Durante la primavera, me he paseado por las veredas empedradas hasta alcanzar los gélidos bulevares en el invierno, dejando merodear el pensamiento arrastrando las huellas que se descaman de mi ser. Estos encuentros íntimos tienen su punto de culminación cuando el sortilegio me conduce a alguna cafetería.


Allí, en un gabinete apartado donde la luz tenue acaricia mis pensamientos, me sumerjo en una reflexión debatiendo escoger entre un té chai o un latte de taro, que maravillosa sería la vida si esas fueran las preocupaciones del día a día, con certeza resuelvo que mi boca deje caer las mismas palabras de cada viernes: "Una taza de café americano sin azúcar, por favor".


Una respiración profunda y mi mirada perdida convergen, mi corazón juega a texturizar entre lo rugoso y lo sedoso. La tenue voz que habita en mí se proclama para tomar el altavoz. Es abandonar lo burdo de la vida, el tedio de realizar las mismas tareas todos los días, lo indignante de usar el bozal de lo moralmente bien recibido. ¿Qué motiva a la revolución? ¿ Por qué le tenemos más miedo a intimar que a besarnos en un bar? ¿Por qué preferimos perder el tiempo en renombrar lo ya existente? ¿En donde se esconden las emociones que no tienen nombre?


Pienso que el mundo en el que nadamos es grotesco.

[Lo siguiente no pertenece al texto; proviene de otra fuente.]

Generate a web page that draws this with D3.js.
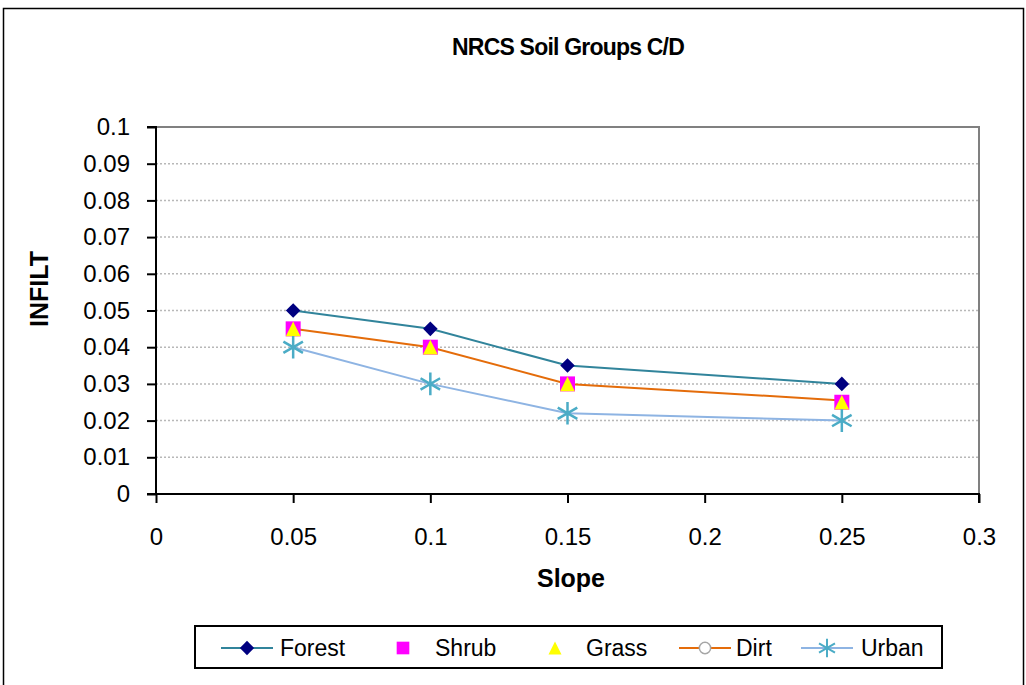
<!DOCTYPE html>
<html>
<head>
<meta charset="utf-8">
<script src="https://cdn.jsdelivr.net/npm/d3@7"></script>
<style>
  body { margin: 0; background: #fff; }
  text { font-family: "Liberation Sans", Arial, sans-serif; }
</style>
</head>
<body>
<div id="chart"></div>
<script>
// data
const slopes = [0.05, 0.1, 0.15, 0.25]
const forest = [0.05, 0.045, 0.035, 0.03]
const shrub = [0.045, 0.04, 0.03, 0.025]
const grass = [0.045, 0.04, 0.03, 0.025]
const dirt = [0.045, 0.04, 0.03, 0.0255]
const urban = [0.04, 0.03, 0.022, 0.02]
const xTicks = [0, 0.05, 0.1, 0.15, 0.2, 0.25, 0.3]
const yTicks = [0, 0.01, 0.02, 0.03, 0.04, 0.05, 0.06, 0.07, 0.08, 0.09, 0.1]

const W = 1026, H = 685
const plot = {left: 156, right: 979, top: 127, bottom: 494}

const svg = d3.select('#chart').append('svg')
    .attr('width', W).attr('height', H)

// outer frame
svg.append('rect')
    .attr('x', 3.5).attr('y', 8.5)
    .attr('width', 1020).attr('height', 700)
    .attr('fill', 'none').attr('stroke', '#000').attr('stroke-width', 1.5)

const x = d3.scaleLinear().domain([0, 0.3]).range([plot.left, plot.right])
const y = d3.scaleLinear().domain([0, 0.1]).range([plot.bottom, plot.top])

// gridlines
svg.append('g')
    .selectAll('line')
    .data(yTicks.filter(d => d > 0 && d < 0.1))
    .join('line')
    .attr('x1', plot.left).attr('x2', plot.right)
    .attr('y1', d => y(d)).attr('y2', d => y(d))
    .attr('stroke', '#b8b8b8').attr('stroke-width', 1.5)
    .attr('stroke-dasharray', '2,2')

// plot border (top/right)
svg.append('path')
    .attr('d', `M${plot.left},${plot.top}H${plot.right}V${plot.bottom}`)
    .attr('fill', 'none').attr('stroke', '#808080').attr('stroke-width', 2)

// axes
const yAxis = svg.append('g')
    .attr('transform', `translate(${plot.left},0)`)
    .call(d3.axisLeft(y).tickValues(yTicks).tickFormat(d3.format('~g')).tickSize(9).tickPadding(17))
const xAxis = svg.append('g')
    .attr('transform', `translate(0,${plot.bottom})`)
    .call(d3.axisBottom(x).tickValues(xTicks).tickFormat(d3.format('~g')).tickSize(9).tickPadding(25))
;[yAxis, xAxis].forEach(a => {
    a.select('.domain').attr('stroke', '#000').attr('stroke-width', 2)
    a.selectAll('.tick line').attr('stroke', '#000').attr('stroke-width', 2)
    a.selectAll('.tick text').attr('font-size', 24).attr('fill', '#000')
        .attr('font-family', '"Liberation Sans", Arial, sans-serif')
})
yAxis.select('.domain').attr('d', `M-9,${plot.top}H0V${plot.bottom}`)
xAxis.select('.domain').attr('d', `M${plot.left - 9},0H${plot.right}V9`)

// titles
svg.append('text')
    .attr('x', 568).attr('y', 55)
    .attr('text-anchor', 'middle')
    .attr('font-weight', 'bold').attr('font-size', 23)
    .attr('letter-spacing', -0.8)
    .text('NRCS Soil Groups C/D')
svg.append('text')
    .attr('x', 571).attr('y', 587)
    .attr('text-anchor', 'middle')
    .attr('font-weight', 'bold').attr('font-size', 25)
    .text('Slope')
svg.append('text')
    .attr('transform', 'translate(48,289) rotate(-90)')
    .attr('text-anchor', 'middle')
    .attr('font-weight', 'bold').attr('font-size', 25)
    .text('INFILT')

// series
const line = d3.line().x(d => x(d[0])).y(d => y(d[1]))
const pts = vals => slopes.map((s, i) => [s, vals[i]])

// tall triangle like the spreadsheet marker
const tallTriangle = {
    draw(ctx, size) {
        const h = Math.sqrt(size)
        ctx.moveTo(0, -h / 2)
        ctx.lineTo(h / 2, h / 2)
        ctx.lineTo(-h / 2, h / 2)
        ctx.closePath()
    }
}

const diamond = d3.symbol().type(d3.symbolDiamond2).size(135)
const square = d3.symbol().type(d3.symbolSquare).size(225)
const triangle = d3.symbol().type(tallTriangle).size(215)
const star = d3.symbol().type(d3.symbolAsterisk).size(360)

function drawLine(vals, color) {
    svg.append('path').datum(pts(vals))
        .attr('d', line).attr('fill', 'none')
        .attr('stroke', color).attr('stroke-width', 2)
}
function drawMarks(vals, sym, fill, stroke, sw) {
    svg.append('g').selectAll('path')
        .data(pts(vals))
        .join('path')
        .attr('transform', d => `translate(${x(d[0])},${y(d[1])})`)
        .attr('d', sym)
        .attr('fill', fill).attr('stroke', stroke).attr('stroke-width', sw || 0)
}

drawLine(forest, '#31849b')
drawLine(dirt, '#e46c0a')
drawLine(urban, '#8eb4e3')
drawMarks(forest, diamond, '#000080', 'none')
drawMarks(shrub, square, '#ff00ff', 'none')
drawMarks(grass, triangle, '#ffff00', 'none')
drawMarks(urban, star, 'none', '#4bacc6', 2.5)

// legend
const lg = svg.append('g')
lg.append('rect')
    .attr('x', 195).attr('y', 626).attr('width', 747).attr('height', 42)
    .attr('fill', '#fff').attr('stroke', '#000').attr('stroke-width', 2)

const legendItems = [
    {name: 'Forest', cx: 247, tx: 280, line: '#31849b', sym: d3.symbol().type(d3.symbolDiamond2).size(130), fill: '#000080', stroke: 'none', sw: 0},
    {name: 'Shrub', cx: 403, tx: 435, line: null, sym: d3.symbol().type(d3.symbolSquare).size(160), fill: '#ff00ff', stroke: 'none', sw: 0},
    {name: 'Grass', cx: 555, tx: 586, line: null, sym: d3.symbol().type(tallTriangle).size(170), fill: '#ffff00', stroke: 'none', sw: 0},
    {name: 'Dirt', cx: 705, tx: 736, line: '#e46c0a', sym: d3.symbol().type(d3.symbolCircle).size(100), fill: '#fff', stroke: '#a6a6a6', sw: 1.5},
    {name: 'Urban', cx: 827, tx: 861, line: '#8eb4e3', sym: d3.symbol().type(d3.symbolAsterisk).size(240), fill: 'none', stroke: '#4bacc6', sw: 2}
]
const ly = 648
legendItems.forEach(it => {
    if (it.line) {
        lg.append('line')
            .attr('x1', it.cx - 26).attr('x2', it.cx + 26)
            .attr('y1', ly).attr('y2', ly)
            .attr('stroke', it.line).attr('stroke-width', 2)
    }
    lg.append('path')
        .attr('transform', `translate(${it.cx},${ly})`)
        .attr('d', it.sym)
        .attr('fill', it.fill).attr('stroke', it.stroke).attr('stroke-width', it.sw)
    lg.append('text')
        .attr('x', it.tx).attr('y', ly + 8)
        .attr('font-size', 23)
        .text(it.name)
})
</script>
</body>
</html>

Los niños juegan en pavimento manchado de sangre mientras que las ancianas tienen grietas como estragos de la humanidad. El mundo está agonizando en el narcisismo, volteamos a ver nuestro reflejo en los ojos de otros sin ver un solo segundo la expresión de los rostros.

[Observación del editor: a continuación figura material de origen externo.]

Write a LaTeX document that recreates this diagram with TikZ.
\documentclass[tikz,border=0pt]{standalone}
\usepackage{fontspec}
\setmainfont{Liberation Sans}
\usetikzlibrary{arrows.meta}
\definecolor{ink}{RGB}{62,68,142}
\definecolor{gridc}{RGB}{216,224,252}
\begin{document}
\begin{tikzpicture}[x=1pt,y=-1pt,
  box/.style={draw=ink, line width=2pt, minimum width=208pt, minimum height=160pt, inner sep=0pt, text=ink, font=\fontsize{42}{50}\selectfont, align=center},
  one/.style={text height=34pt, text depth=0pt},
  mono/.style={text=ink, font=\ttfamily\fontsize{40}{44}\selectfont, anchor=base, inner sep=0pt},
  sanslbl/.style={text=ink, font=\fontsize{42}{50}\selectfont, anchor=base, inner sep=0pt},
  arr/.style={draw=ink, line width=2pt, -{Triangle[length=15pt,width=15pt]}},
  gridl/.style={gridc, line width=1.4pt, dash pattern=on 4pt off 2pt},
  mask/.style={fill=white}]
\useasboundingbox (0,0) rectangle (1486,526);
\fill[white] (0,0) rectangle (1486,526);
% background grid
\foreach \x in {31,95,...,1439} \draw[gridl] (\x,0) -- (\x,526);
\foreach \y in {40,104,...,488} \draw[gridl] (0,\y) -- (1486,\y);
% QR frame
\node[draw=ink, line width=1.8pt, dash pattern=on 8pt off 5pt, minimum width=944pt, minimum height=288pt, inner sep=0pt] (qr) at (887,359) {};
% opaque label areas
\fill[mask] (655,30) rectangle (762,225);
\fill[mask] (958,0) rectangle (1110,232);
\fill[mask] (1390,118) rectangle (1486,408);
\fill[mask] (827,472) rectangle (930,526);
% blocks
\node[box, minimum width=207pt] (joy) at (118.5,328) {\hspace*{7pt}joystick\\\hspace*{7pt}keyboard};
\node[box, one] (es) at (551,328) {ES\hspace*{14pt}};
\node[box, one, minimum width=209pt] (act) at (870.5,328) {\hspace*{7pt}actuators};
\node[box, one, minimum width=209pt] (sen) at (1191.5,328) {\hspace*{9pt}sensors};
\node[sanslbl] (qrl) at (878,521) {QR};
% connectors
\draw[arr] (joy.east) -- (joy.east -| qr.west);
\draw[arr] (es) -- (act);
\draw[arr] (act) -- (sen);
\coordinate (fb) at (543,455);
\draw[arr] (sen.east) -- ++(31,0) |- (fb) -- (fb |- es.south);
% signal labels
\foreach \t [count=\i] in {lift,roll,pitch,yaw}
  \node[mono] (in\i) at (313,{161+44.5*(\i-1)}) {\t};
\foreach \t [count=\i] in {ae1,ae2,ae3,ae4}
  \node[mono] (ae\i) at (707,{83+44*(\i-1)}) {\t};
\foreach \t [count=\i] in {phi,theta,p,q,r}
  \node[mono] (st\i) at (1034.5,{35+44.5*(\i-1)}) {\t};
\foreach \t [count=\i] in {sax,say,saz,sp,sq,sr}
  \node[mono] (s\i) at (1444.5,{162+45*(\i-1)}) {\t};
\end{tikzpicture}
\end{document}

El mundo está incendiándose en la incertidumbre del egoísmo, del mañana, del proverbio por el prójimo, me preocupan muchas cosas y a la vez nada. Soy una mujer ahogándose en una taza de café, una sonrisa se escapa.


Y regreso, a poner atención plena sobre el momento en donde las personalidades de todos los matices destacan, desde el joven presuntuoso tomando un café irlandés leyendo a Nietzsche hasta la barista de cabello rojo coqueteando con la suerte al encender la máquina de café para preparar un cold brew.


El día es próspero, como el olor a café tostado que emana de las aspas del molino. El tiempo se convierte en mi amante. Una o tres páginas de recuerdos hechos versos se quedan guardados en mi libreta. Los agobiantes días de suspiros acumulados se liberan en trazos que imitan lo que mis ojos contemplan.


Al llegar la noche, con su serenidad y gentileza, se maceran las emociones para, una vez más, regresar al silencio. Un silencio cálido que me abraza para susurrarme al oído: "Tu taza de café se ha acabado".